Teenagers with ADD, ADHD and Executive Function Deficits: A Guide for Parents and Professionals by Chris A. Zeigler Dendy
If you thought typical teens were a handful, try one with ADHD. Impulse control issues make teens with ADHD more susceptible than their peers to drinking, drug use, and many other risk factors that could put them in danger and impact their life far beyond graduation. It can also be a challenging time to navigate the education system and ensure they have what they need to succeed in school.
This book lays outs strategies for advocacy, support and resilience to help your teen through these years.
Raising Girls with ADHD: Secrets for Parenting Healthy, Happy Daughters by James Forgan and Mary Anne Richey
It’s not fully clear why, but ADHD looks different in girls than boys. It can mean girls are prone to delayed diagnosis of their learning disorder, which is correlated with additional academic challenges and low self-esteem.
(Pssst, yes, there is also a companion book about ADHD in boys by the same duo.)
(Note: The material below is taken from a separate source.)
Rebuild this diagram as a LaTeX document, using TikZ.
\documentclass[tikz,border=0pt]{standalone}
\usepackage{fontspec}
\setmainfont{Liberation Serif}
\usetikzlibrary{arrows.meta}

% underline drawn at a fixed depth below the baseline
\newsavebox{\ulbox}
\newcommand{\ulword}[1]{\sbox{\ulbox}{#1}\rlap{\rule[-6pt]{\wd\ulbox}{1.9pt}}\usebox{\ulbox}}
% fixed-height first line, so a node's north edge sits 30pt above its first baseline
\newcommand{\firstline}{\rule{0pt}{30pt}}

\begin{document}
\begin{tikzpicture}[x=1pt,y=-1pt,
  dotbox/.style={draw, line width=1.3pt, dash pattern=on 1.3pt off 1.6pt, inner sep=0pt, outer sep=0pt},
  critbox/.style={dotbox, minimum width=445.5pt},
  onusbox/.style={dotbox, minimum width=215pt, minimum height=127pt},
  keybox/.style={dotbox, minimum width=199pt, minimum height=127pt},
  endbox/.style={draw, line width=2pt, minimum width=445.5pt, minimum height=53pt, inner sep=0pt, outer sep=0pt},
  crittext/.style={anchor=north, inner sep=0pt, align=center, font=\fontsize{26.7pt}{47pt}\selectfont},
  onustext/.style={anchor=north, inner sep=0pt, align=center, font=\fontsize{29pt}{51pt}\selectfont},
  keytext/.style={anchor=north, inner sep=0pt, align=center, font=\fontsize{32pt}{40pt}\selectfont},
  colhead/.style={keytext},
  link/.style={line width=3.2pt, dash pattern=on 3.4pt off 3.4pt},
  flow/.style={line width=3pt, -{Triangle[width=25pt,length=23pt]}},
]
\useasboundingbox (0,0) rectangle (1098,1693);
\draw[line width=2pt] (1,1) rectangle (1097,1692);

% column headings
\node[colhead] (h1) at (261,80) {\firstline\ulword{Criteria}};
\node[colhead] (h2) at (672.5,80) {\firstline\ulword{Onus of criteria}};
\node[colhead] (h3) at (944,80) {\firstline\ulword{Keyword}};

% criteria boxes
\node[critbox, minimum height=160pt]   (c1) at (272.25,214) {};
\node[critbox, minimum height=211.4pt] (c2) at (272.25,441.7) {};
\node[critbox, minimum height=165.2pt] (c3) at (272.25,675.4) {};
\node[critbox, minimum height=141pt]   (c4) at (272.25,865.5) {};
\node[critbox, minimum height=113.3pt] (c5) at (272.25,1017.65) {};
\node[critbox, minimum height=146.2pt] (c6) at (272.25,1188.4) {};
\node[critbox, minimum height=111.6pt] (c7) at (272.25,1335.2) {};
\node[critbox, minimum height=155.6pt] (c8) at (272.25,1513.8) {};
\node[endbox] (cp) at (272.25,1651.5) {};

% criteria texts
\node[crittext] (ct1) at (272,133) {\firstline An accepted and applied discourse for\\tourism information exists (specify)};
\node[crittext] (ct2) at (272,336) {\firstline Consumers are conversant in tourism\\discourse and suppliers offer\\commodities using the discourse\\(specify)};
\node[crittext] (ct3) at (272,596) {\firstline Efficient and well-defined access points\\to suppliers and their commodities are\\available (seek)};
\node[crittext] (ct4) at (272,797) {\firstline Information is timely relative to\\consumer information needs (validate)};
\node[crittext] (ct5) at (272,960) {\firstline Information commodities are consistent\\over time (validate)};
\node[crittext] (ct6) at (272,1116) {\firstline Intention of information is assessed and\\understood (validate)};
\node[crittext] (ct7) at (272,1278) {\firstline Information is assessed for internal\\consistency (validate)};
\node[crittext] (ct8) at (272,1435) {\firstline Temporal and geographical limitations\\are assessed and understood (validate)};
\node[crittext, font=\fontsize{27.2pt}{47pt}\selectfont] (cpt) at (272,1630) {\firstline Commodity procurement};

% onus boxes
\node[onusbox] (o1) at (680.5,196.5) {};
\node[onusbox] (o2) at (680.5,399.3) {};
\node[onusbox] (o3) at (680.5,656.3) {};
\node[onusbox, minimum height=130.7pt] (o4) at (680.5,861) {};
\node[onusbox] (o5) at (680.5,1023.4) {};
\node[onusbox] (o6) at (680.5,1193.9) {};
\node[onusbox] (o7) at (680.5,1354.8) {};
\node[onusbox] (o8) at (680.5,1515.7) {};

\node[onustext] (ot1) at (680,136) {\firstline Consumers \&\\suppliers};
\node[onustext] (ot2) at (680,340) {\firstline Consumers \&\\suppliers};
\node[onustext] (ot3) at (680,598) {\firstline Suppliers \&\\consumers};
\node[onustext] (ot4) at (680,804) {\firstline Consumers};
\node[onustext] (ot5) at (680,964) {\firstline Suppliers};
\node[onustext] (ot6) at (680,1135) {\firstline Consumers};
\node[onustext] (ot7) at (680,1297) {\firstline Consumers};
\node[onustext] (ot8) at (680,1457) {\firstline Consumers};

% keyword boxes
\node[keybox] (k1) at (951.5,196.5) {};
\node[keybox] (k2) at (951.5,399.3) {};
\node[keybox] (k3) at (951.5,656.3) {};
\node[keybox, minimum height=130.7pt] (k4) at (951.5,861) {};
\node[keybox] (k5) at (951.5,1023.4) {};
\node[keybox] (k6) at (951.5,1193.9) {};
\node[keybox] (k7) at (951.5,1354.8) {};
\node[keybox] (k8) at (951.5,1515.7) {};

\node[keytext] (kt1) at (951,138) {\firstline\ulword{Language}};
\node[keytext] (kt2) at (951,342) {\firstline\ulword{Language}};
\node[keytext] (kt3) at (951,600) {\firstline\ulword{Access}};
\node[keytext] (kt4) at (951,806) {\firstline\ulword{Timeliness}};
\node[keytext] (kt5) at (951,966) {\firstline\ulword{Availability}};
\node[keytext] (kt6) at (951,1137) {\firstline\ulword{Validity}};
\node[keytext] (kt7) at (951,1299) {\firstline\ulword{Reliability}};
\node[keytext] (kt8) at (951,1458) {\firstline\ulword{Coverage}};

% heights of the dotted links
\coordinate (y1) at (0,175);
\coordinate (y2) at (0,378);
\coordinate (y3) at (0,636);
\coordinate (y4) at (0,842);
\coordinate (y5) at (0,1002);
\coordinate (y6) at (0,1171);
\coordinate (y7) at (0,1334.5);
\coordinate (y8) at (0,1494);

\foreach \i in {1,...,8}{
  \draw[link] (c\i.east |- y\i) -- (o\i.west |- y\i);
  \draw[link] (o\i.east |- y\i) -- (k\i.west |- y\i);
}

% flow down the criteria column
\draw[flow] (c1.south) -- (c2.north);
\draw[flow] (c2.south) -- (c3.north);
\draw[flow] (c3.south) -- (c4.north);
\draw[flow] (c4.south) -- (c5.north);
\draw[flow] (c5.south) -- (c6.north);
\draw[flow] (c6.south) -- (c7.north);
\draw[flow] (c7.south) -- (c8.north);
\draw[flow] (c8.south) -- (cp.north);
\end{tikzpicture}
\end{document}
Boys Without Instructions: Surviving the Learning Curve of Parenting a Child with ADHD by Penny Williams
Most of these ADHD books for parents focus on how a parent can better support their child, but parents need support, too. You aren’t alone, and this book offers the raw and personal story of a mother as she navigates the ups and downs of raising her child with ADHD. It’s sure to offer catharsis and perspective, as well as some support and tools.
The ADD/ADHD Checklist: A Practical Reference for Parents and Teachers by Sandra F. Rief
If your child has ADHD, you will have battles with your child’s teachers at some point. The education system is not made for them. At some point, a teacher is likely to tell your or your child that their ADHD is not real, or that your child is just lazy, stupid, or doesn’t care enough. It comes in many forms, but your child will need you to advocate for them—and they will need your help to learn to advocate for themselves. This book offers tools to help you navigate the challenges fo the education system so your child can get the support they need in the classroom.
Parent Child Excursions: ADHD, Anxiety, and Autism by Dan Shapiro and John Watkins-Chow
This book redefines ADHD, autism, and anxiety in terms of issues with “stopping” and “going” mechanisms within your child’s mind. It offers ways to help your child strengthen self-control and balance in self-managing functions they struggle with because of how they’re wired. Of note, this book includes a section on sexuality and gender variation for children with these disabilities.